● STORED ROWS
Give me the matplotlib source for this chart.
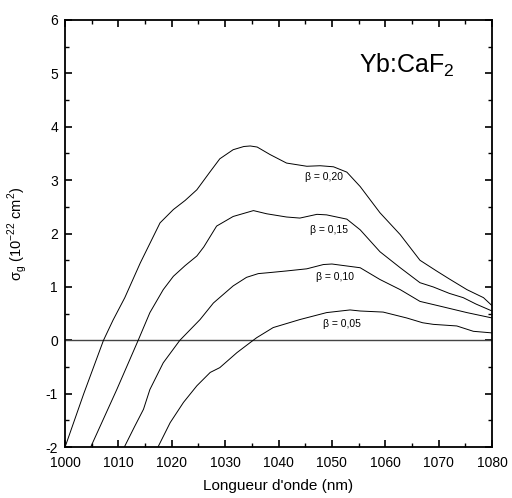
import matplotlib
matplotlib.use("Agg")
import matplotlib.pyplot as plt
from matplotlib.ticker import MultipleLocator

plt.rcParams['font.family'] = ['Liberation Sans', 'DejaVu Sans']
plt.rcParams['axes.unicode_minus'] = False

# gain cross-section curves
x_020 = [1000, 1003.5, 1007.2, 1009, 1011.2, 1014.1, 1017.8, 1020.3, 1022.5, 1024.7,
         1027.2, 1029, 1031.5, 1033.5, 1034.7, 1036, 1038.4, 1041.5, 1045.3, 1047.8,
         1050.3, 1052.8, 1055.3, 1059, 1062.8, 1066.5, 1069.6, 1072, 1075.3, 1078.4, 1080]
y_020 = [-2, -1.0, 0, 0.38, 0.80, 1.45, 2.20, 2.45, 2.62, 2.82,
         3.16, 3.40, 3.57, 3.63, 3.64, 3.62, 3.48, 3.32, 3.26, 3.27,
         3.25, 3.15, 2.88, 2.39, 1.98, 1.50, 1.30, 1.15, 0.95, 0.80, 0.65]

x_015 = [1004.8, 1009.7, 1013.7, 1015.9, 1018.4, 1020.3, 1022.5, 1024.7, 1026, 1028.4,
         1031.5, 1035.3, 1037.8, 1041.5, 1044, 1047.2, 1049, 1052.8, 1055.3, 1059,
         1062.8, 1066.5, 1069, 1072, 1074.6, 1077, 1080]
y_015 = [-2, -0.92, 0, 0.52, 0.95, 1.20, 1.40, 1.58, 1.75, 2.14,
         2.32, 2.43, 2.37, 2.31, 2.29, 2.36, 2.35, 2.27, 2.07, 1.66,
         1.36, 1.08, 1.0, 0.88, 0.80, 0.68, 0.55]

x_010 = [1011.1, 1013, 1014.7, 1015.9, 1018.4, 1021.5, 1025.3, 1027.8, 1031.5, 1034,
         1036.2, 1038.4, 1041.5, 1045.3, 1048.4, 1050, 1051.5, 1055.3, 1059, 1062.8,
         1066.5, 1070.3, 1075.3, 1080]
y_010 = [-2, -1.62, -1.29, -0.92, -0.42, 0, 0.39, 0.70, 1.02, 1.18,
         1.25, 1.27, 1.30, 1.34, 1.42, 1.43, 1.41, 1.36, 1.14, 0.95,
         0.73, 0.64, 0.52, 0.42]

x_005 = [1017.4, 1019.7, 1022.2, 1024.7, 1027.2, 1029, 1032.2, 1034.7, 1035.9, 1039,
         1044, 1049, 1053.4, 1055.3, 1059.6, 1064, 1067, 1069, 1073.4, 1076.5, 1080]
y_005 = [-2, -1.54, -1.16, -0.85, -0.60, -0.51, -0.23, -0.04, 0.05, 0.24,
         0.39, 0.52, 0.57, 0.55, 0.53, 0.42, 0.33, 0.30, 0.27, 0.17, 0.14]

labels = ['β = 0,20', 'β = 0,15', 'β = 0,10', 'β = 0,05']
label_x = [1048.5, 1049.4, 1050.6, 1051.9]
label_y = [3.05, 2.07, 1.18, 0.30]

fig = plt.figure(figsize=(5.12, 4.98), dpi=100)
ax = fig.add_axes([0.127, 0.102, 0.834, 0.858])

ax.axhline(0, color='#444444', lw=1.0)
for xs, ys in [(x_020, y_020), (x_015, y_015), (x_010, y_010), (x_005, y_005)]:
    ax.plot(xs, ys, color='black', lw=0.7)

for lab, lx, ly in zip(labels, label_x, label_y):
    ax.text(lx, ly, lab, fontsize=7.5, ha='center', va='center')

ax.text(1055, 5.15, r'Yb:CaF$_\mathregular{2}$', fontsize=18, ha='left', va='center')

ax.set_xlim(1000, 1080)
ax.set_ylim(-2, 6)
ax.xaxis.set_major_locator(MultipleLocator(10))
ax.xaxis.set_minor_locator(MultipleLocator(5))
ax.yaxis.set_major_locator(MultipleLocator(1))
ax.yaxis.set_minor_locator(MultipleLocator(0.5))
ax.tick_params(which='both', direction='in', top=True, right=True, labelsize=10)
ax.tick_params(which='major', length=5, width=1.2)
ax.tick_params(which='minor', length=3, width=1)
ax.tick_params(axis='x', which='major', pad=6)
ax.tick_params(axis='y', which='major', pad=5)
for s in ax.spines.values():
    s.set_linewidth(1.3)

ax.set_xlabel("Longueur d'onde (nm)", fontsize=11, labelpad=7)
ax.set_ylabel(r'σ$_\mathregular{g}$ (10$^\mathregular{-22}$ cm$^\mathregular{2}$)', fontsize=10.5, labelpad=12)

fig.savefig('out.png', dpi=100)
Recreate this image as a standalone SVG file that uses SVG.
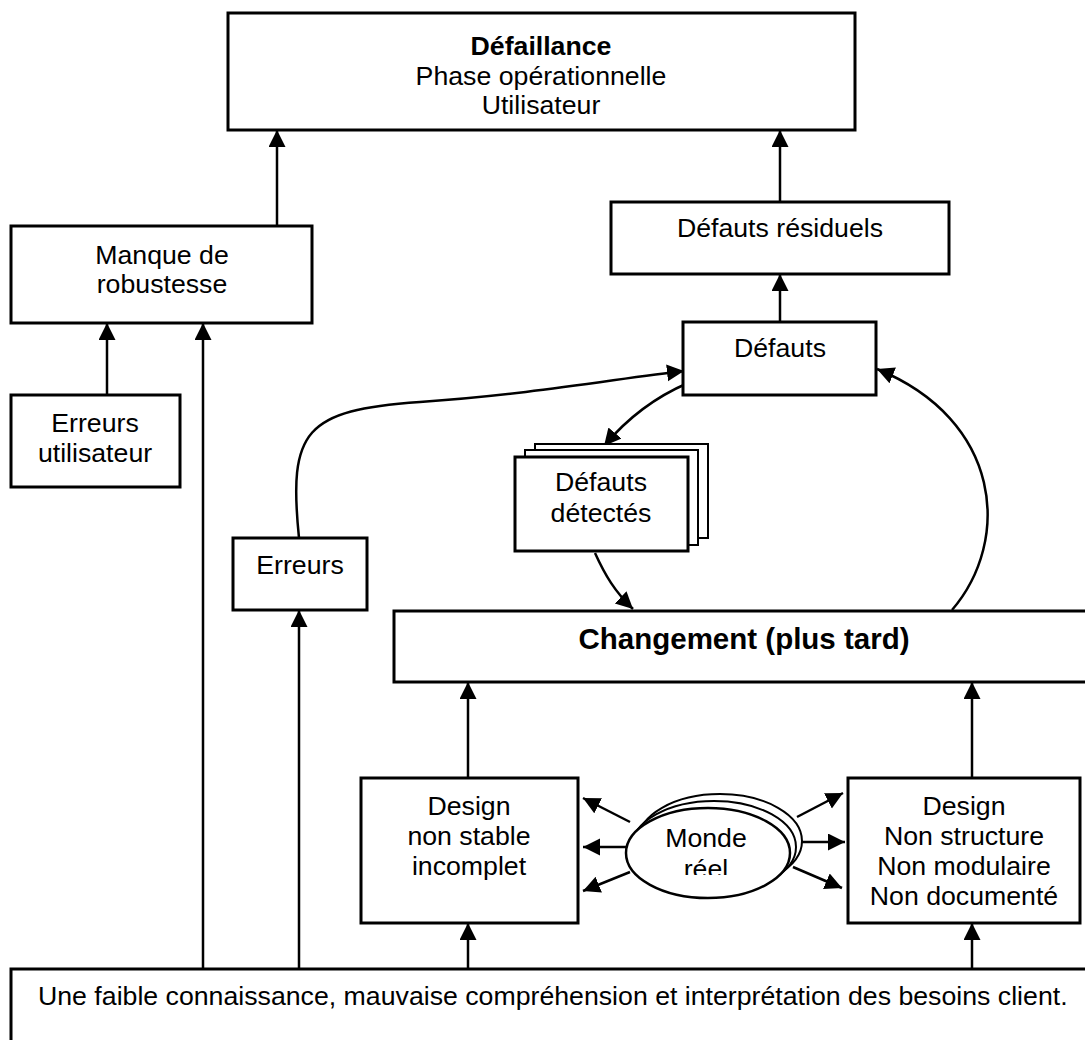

● PROBLEM STATEMENT
Reproduce only the lines from the beginning of the data through the line that contains "0.95, 0.80, 0.65]", both included, and please drop the pictures.

● RESPONSE
Give me the matplotlib source for this chart.
import matplotlib
matplotlib.use("Agg")
import matplotlib.pyplot as plt
from matplotlib.ticker import MultipleLocator

plt.rcParams['font.family'] = ['Liberation Sans', 'DejaVu Sans']
plt.rcParams['axes.unicode_minus'] = False

# gain cross-section curves
x_020 = [1000, 1003.5, 1007.2, 1009, 1011.2, 1014.1, 1017.8, 1020.3, 1022.5, 1024.7,
         1027.2, 1029, 1031.5, 1033.5, 1034.7, 1036, 1038.4, 1041.5, 1045.3, 1047.8,
         1050.3, 1052.8, 1055.3, 1059, 1062.8, 1066.5, 1069.6, 1072, 1075.3, 1078.4, 1080]
y_020 = [-2, -1.0, 0, 0.38, 0.80, 1.45, 2.20, 2.45, 2.62, 2.82,
         3.16, 3.40, 3.57, 3.63, 3.64, 3.62, 3.48, 3.32, 3.26, 3.27,
         3.25, 3.15, 2.88, 2.39, 1.98, 1.50, 1.30, 1.15, 0.95, 0.80, 0.65]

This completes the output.